Here, $v_{xf}$ is final velocity at horizontal axis.

Write the expression for direction of the velocity components at $25.0\text{ s}$ as.

    $\theta ={\tan }^{-1}\left(\frac{v_y}{v_x}\right)$                                                                                      (IX)

Conclusion:

Substitute $10.0\text{ m}$ for $x_f$, $4.00\text{ m/s}$ for $v_{x\widehat{i}}$, $25.0\text{ s}$ for $t$ and $0.8{\text{ m/s}}^2$ for $a_x$ in equation (V)
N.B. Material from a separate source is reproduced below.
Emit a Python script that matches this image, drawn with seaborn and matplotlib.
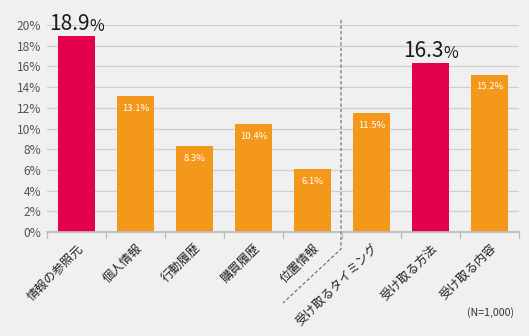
import matplotlib
matplotlib.use("Agg")
import matplotlib.pyplot as plt
import seaborn as sns
from matplotlib.lines import Line2D

# Data
categories = ["情報の参照元", "個人情報", "行動履歴", "購買履歴", "位置情報",
              "受け取るタイミング", "受け取る方法", "受け取る内容"]
values = [18.9, 13.1, 8.3, 10.4, 6.1, 11.5, 16.3, 15.2]
highlight = [True, False, False, False, False, False, True, False]
yticks = [0, 2, 4, 6, 8, 10, 12, 14, 16, 18, 20]
note = "(N=1,000)"

MAGENTA = "#E3004F"
ORANGE = "#F3981B"
BG = "#F0F0F0"

sns.set_theme(style="white")
plt.rcParams["font.family"] = ["Noto Sans CJK JP", "DejaVu Sans"]

fig = plt.figure(figsize=(5.29, 3.36), dpi=100, facecolor=BG)
W, H = 529, 336
ax = fig.add_axes([47 / W, 1 - 232 / H, 472 / W, 207 / H])
ax.set_facecolor(BG)

palette = {c: (MAGENTA if h else ORANGE) for c, h in zip(categories, highlight)}
sns.barplot(x=categories, y=values, hue=categories, palette=palette,
            legend=False, width=0.62, saturation=1, ax=ax, zorder=3,
            linewidth=0)

ax.set_ylim(0, 20)
ax.set_xlim(-0.5, len(categories) - 0.5)
ax.set_yticks(yticks)
ax.set_yticklabels([f"{v}%" for v in yticks], color="#555555", fontsize=8.6)
ax.tick_params(axis="y", length=0, pad=4)
ax.grid(axis="y", color="#CFCFCF", linewidth=0.9, zorder=0)
for s in ["top", "right", "left"]:
    ax.spines[s].set_visible(False)
ax.spines["bottom"].set_color("#BBBBBB")
ax.spines["bottom"].set_zorder(4)

# x tick labels, rotated
ax.set_xticks(range(len(categories)))
ax.set_xticklabels(categories, rotation=45, ha="right", va="top",
                   rotation_mode="anchor", fontsize=8.8, color="#222222")
ax.tick_params(axis="x", length=0, pad=7)

# tick marks at the category boundaries
for b in range(len(categories) + 1):
    ax.plot([b - 0.5, b - 0.5], [0, -0.55], color="#BBBBBB", lw=0.9,
            clip_on=False, zorder=4)

ax.set_xlabel("")
ax.set_ylabel("")

# value labels
fig.canvas.draw()
renderer = fig.canvas.get_renderer()
for i, (v, h) in enumerate(zip(values, highlight)):
    if h:
        num = ax.annotate(f"{v:.1f}", xy=(i, v), xytext=(0, 1),
                          textcoords="offset points", ha="left",
                          va="bottom", fontsize=15, color="#1A1A1A", zorder=5)
        pct = ax.annotate("%", xy=(i, v), xytext=(0, 1),
                          textcoords="offset points", ha="left",
                          va="bottom", fontsize=11.5, color="#1A1A1A", zorder=5)
        wn = num.get_window_extent(renderer).width * 72 / fig.dpi
        wp = pct.get_window_extent(renderer).width * 72 / fig.dpi
        total = wn + wp
        num.xyann = (-total / 2, 1)
        pct.xyann = (-total / 2 + wn, 1)
    else:
        ax.annotate(f"{v:.1f}%", xy=(i, v), xytext=(0, -5.5),
                    textcoords="offset points", ha="center", va="top",
                    fontsize=6.8, color="white", zorder=5)

# dashed divider between the two groups
fig.add_artist(Line2D([341 / W, 341 / W, 283 / W],
                      [1 - 20 / H, 1 - 249 / H, 1 - 303 / H],
                      color="#666666", lw=0.8, linestyle=(0, (3, 2))))

fig.text(514 / W, 1 - 313 / H, note, ha="right", va="center",
         fontsize=7.6, color="#333333")

fig.savefig("out.png", dpi=100, facecolor=BG)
    $\begin{array}{c}{x}_f=10.0\text{ m}+\left(4.00\text{ m/s}\right)\left(25.0\text{ s}\right)+\frac{1}{2}\left(0.8\text{ m/s}\right){\left(25.0\text{ s}\right)}^2\\ =10.0\text{ m}+\text{100}\text{.0 m}+\text{250 m}\\ \text{=360 m}\end{array}$

Substitute $-4.00\text{ m}$ for $y_f$, $1.00\text{ m/s}$ for $v_{y\widehat{i}}$, $25.0\text{ s}$ for $t$ and $-0.3{\text{ m/s}}^2$ for $a_y$ in equation (VI)

    $\begin{array}{c}{y}_f=-4.0\text{ m}+\left(1.00\text{ m/s}\right)\cdot \left(25.0\text{ s}\right)+\frac{1}{2}\left(-0.3\text{ m/s}\right){\left(25.0\text{ s}\right)}^2\\ =-4.0\text{ m}+\text{25}\text{.0 m}-\text{93}\text{.75 m}\\ \text{=}-72.75\text{m}\end{array}$

 Thus, the position vector for the fish at $25.0\text{ s}$ is $\left(360\widehat{i}-72.7\widehat{j}\right)\text{ m}$.

Substitute $4.00\text{ m/s}$ for $v_{x\widehat{i}}$, $0.8{\text{ m/s}}^2$ for $a_x$ and $25.0\text{ s}$ for $t$ in equation (VIII)

    $\begin{array}{c}{v}_{xf}=4.00\text{ m/s}+\left(0.8{\text{ m/s}}^2\right)\left(25.0\text{ s}\right)\\ =4.00\text{ m/s}+20.0\text{ m/s}\\ \text{=24 m/s}\end{array}$

Substitute $1.0\text{ m/s}$ for $v_{y\widehat{i}}$, $-0.3{\text{ m/s}}^2$ for $a_y$ and $25.0\text{ s}$ for $t$ in equation (IX)

    $\begin{array}{c}{v}_{yf}=1.0\text{ m/s}+\left(-0.3{\text{ m/s}}^2\right)\left(25.0\text{ s}\right)\\ =1.0\text{ m/s}+\left(-7.5\text{ m/s}\right)\\ =-6.5\text{ m/s}\end{array}$

Substitute $\text{24 m/s}$ for $v_{xf}$ and $-6.5\text{ m/s}$ for $v_{yf}$ in equation (IX)

    $\begin{array}{c}\theta ={\tan }^{-1}\left(\frac{-6.5}{24.0}\right)\\ ={\tan }^{-1}\left(-0.2708\right)\\ =-15.2°\end{array}$

Thus, the direction of the velocity component is $-15.2°$.